The contingent also set realistic targets: not the title, but a place in the top six.
“Keeping in mind the seasons before, it’s hard to go from lower positions in the table to all the way to the top. Sometimes, it happens, but normally, you work step by step. It’s a process. We have to trust in it, and it is always game by game,” Mohammed Rashid, who scored the winner against Kashi, said.
Bruzon also stressed what he called a ‘knockout mentality’, an unwillingness to throw in the towel. East Bengal earned 12 points from losing positions in the ISL this season, including a 3-3 draw against Bengaluru and the title-winning match against Inter Kashi.
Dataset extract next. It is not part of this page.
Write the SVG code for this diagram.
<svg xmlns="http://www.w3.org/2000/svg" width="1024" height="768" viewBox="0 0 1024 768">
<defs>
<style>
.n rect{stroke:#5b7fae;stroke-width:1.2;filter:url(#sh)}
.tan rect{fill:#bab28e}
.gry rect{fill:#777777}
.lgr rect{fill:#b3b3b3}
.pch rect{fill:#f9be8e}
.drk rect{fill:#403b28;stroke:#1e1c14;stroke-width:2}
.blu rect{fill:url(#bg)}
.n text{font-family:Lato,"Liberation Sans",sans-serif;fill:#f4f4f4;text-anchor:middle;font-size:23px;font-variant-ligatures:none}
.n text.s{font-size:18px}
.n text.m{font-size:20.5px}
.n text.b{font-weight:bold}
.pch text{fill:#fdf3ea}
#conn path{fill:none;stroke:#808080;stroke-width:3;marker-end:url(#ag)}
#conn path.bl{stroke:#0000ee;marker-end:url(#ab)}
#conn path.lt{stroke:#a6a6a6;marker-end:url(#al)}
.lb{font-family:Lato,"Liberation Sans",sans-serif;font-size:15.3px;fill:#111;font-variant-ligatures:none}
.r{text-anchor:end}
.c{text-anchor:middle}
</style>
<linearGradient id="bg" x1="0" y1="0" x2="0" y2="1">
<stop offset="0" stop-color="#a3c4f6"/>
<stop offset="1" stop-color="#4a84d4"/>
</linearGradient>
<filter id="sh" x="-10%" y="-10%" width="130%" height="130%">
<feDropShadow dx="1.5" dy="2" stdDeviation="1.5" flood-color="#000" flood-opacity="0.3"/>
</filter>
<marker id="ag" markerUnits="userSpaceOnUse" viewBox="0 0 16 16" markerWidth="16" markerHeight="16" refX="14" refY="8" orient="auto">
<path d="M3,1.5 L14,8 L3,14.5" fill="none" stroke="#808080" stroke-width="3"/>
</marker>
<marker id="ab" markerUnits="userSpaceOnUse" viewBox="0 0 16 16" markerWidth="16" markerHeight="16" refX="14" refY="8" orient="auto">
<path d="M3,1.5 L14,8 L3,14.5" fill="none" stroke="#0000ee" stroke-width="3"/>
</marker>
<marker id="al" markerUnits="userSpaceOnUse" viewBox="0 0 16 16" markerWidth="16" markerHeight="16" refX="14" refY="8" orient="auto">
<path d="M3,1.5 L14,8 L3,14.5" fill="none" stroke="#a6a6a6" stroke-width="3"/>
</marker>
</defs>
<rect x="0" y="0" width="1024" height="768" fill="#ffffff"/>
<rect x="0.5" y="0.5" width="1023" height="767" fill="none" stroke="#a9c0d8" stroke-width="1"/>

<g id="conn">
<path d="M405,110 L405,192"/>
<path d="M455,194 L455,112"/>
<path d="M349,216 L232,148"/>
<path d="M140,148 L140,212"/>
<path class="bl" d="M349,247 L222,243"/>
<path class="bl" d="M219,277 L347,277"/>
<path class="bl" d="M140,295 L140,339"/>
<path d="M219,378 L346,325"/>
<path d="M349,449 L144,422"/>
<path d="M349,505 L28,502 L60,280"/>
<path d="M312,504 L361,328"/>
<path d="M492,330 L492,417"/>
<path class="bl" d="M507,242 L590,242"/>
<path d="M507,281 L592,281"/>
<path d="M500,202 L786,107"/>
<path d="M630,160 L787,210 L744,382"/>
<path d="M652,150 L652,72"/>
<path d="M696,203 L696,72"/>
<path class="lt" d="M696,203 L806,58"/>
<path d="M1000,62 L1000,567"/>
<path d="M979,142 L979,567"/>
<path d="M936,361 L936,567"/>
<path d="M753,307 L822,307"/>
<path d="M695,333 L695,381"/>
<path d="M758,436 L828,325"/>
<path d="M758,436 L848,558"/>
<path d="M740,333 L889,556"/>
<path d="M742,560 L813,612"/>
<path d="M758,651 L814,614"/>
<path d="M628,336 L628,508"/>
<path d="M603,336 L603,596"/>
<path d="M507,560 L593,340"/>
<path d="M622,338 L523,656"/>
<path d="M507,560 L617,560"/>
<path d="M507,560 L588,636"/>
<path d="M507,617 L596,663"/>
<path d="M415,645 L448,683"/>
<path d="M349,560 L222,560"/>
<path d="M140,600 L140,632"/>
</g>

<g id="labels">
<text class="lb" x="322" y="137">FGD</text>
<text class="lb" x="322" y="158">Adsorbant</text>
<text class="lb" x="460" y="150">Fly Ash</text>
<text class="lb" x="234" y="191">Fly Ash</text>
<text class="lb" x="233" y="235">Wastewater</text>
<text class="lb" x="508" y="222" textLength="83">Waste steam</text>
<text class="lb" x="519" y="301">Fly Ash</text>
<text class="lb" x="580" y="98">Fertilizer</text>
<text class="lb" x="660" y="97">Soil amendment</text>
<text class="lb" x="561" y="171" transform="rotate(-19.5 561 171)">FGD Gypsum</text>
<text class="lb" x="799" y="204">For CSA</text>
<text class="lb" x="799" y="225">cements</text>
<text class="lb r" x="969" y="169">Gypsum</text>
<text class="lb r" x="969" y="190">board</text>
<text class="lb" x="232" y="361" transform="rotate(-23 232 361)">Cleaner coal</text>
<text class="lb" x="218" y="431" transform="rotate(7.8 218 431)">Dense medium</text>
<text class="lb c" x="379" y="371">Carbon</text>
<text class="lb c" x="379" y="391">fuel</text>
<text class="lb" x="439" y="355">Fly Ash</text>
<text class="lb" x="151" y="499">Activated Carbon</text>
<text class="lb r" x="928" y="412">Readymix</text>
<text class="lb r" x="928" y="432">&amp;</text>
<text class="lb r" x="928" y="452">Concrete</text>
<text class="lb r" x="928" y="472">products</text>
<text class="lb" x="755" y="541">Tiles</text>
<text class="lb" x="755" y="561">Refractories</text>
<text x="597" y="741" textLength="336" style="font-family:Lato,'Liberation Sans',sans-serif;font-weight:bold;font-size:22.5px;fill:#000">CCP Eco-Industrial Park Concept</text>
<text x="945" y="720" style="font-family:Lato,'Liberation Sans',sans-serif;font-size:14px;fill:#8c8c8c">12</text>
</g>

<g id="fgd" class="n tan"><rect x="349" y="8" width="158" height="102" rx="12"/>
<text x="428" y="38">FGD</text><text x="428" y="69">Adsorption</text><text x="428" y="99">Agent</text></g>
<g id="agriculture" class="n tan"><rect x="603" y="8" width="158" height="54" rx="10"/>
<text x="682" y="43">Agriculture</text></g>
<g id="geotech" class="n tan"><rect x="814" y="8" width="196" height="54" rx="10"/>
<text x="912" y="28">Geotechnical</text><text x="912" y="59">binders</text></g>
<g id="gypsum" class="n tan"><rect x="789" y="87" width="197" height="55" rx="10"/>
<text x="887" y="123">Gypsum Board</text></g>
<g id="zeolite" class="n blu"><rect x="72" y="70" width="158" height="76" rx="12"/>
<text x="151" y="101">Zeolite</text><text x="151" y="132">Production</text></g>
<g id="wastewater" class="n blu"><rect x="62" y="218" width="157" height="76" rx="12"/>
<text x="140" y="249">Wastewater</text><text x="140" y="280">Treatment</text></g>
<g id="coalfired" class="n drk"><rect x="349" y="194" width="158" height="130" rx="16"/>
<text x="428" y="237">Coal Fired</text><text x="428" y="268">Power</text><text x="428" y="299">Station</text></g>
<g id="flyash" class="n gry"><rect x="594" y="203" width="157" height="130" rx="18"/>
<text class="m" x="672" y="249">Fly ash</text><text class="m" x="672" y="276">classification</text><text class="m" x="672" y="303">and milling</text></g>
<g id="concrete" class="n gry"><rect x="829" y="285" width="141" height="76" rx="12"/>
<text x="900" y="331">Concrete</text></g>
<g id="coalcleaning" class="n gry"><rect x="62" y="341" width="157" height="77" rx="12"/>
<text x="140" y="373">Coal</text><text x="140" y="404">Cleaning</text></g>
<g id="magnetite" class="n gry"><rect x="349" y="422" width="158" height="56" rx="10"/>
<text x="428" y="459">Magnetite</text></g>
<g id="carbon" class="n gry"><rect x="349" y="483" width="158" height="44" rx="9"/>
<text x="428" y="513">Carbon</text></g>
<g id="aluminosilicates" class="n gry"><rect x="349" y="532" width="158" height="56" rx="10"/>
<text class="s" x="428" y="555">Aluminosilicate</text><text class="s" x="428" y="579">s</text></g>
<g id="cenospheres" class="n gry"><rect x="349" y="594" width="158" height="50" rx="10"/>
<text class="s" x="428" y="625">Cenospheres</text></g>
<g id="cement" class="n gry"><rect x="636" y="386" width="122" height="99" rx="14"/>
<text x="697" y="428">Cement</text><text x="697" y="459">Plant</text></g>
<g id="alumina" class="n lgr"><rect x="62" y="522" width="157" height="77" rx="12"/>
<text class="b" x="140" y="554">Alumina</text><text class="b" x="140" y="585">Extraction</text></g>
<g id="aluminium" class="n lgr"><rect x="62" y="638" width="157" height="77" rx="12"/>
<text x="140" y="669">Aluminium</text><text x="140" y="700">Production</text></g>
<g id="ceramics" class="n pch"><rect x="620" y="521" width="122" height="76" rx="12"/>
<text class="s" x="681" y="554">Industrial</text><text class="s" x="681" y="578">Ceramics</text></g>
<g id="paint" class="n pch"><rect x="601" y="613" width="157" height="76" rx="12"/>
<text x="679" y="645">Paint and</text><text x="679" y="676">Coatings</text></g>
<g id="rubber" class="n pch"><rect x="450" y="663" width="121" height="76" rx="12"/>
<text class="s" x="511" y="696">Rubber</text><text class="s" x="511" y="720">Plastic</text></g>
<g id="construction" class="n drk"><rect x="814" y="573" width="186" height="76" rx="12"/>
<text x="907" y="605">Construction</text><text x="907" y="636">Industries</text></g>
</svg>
Without those points, it would have finished ninth again, the same position it occupied last season.
An extended pre-season and a consistent core under Bruzon eventually bore fruit: runner-up finishes in the Super Cup and the IFA Shield, along with an unbeaten record against Bagan in regulation time throughout the 2025-26 season.
Boardroom pressure, however, eventually caught up with Bruzon in the final few rounds, as he decided to walk away at the end of the season.
And in the final match, the wizard, alongside his comrades, made one heap of all his winnings, risked it on one turn of pitch-and-toss, and emerged on the winning side, finally becoming champion of India.